My hunch is no. I often have such a sense of the author on the page, a sense of a wonderful human being that I feel as if I know and love. (Or, on a few occasions, know and wish I could punch in the nose.) I know this intimacy could be an illusion or a lie, but I would like to believe in it.
3. Linda Spalding asks, "Did you feel loved and protected as a child? How has this affected your writing?"
I absolutely was loved and protected. It's been a huge advantage for me creatively. What it comes down to is that when my writing is terrible and I feel like a fraud and a failure, I still feel worthy of love. It's enough to get me to the next revision, and thank God.
4. Drew Hayden Taylor asks, "If you were to have a dinner party, which two characters from everything you've created would you like to have sit at your dining room table and chat with?"
My poetry gives me the chance to pick people like Marie Curie and God, but that feels like cheating. I will stick to fiction.
If I could be confident he wouldn't kill me, Talis (from The Scorpion Rules) would make good dinner company. He's smart and snappy and likes mundane human things like food, mostly for the novelty. You can't make a character who's 500 years old and not want to pick their brains a bit. I have also always had a soft spot for Cricket, the storyteller character from Sorrow's Knot. I love storyteller characters and Cricket is the best of the several I've created. He could tell Talis his own origin story. He could — in his quiet, unassuming way — bring Talis to his knees.
5. Robert Currie asks, "What writers do you read, not only because you admire their writing, but because you think you can learn from them?"
Every once in a while I flip through Tolkien for technical reasons.

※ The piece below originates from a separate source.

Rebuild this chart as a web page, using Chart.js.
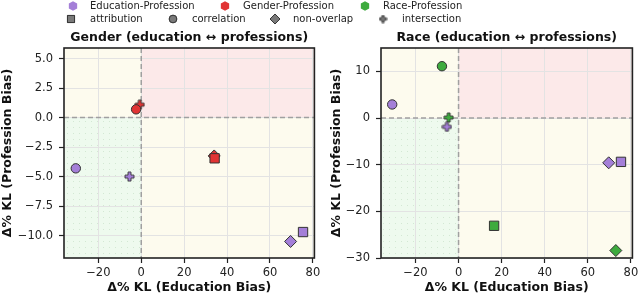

He can make you feel as if great distances have been travelled or long periods have passed in the space of a page or two. In the early parts of The Lord of the Rings he managed an ensemble cast of nine characters. The last time I put four people in an enclosed space I was tempted to kill one of them to make the blocking easier.
I am also a big fan of certain realist writers — Alice Munro, Barbara Kingsolver and Mary Gordon spring to mind — who can draw a whole character just by having someone make a cup of coffee.
I would like to meet Anthony Doerr and find out how he pulled off his collection of short stories, The Memory Wall. Each of them felt like his personal story, the kind of story you write about your people and your hometown — but since they take place across three continents and half a century, that seems unlikely.
6. Nazneen Sheikh asks, "Have you ever been frightened by what you write? How and why?"
Oh, I terrify myself. I terrify myself on a mundane level — my scary stuff scares me. I wrote Sorrow's Knot, which is basically a ghost story, in a literal (rented) cabin in the woods. One night I was sitting in the lighted kitchen in front of the darkened window, unable to see anything of the night but the bulk and movement of the trees, the creak and the quiet. And then someone knocked.
It also scares me that I can write some of the darker things in my books. After all, I have nothing to work with but what's inside me, and when I read (say) the bit with the apple cider in The Scorpion Rules, I am utterly horrified that that was inside me.
7. Will Ferguson asks, "If you weren't an author, what would you be? (And don't say architect. Everyone says architect.)"
I'd be a science writer. In fact, I AM a science writer, with a great half-time gig at the Perimeter Institute for Theoretical Physics. This lets me combine my otherwise useless education in physics (High-energy particles! Quarks and stuff!) with my talent for writing. It's great. I get to really grapple with terrific ideas at the cutting edge of modern physics, without actually having to put in the work.
8. Kenneth Oppel asks, "Do you resist all distractions during the working day, or welcome (and even invent) them?"
I have the attention span of a goldfish and the self-discipline of an eight-week-old puppy. I have to be ruthless about paring away distractions. For years I have done my writing in a rented office with no internet, no phone and no doorbell. Alas I've had to give it up, so I am currently winterizing a garden shed.
Contrariwise, if you ever come to my house and find it spotless, that's a Very Bad Sign.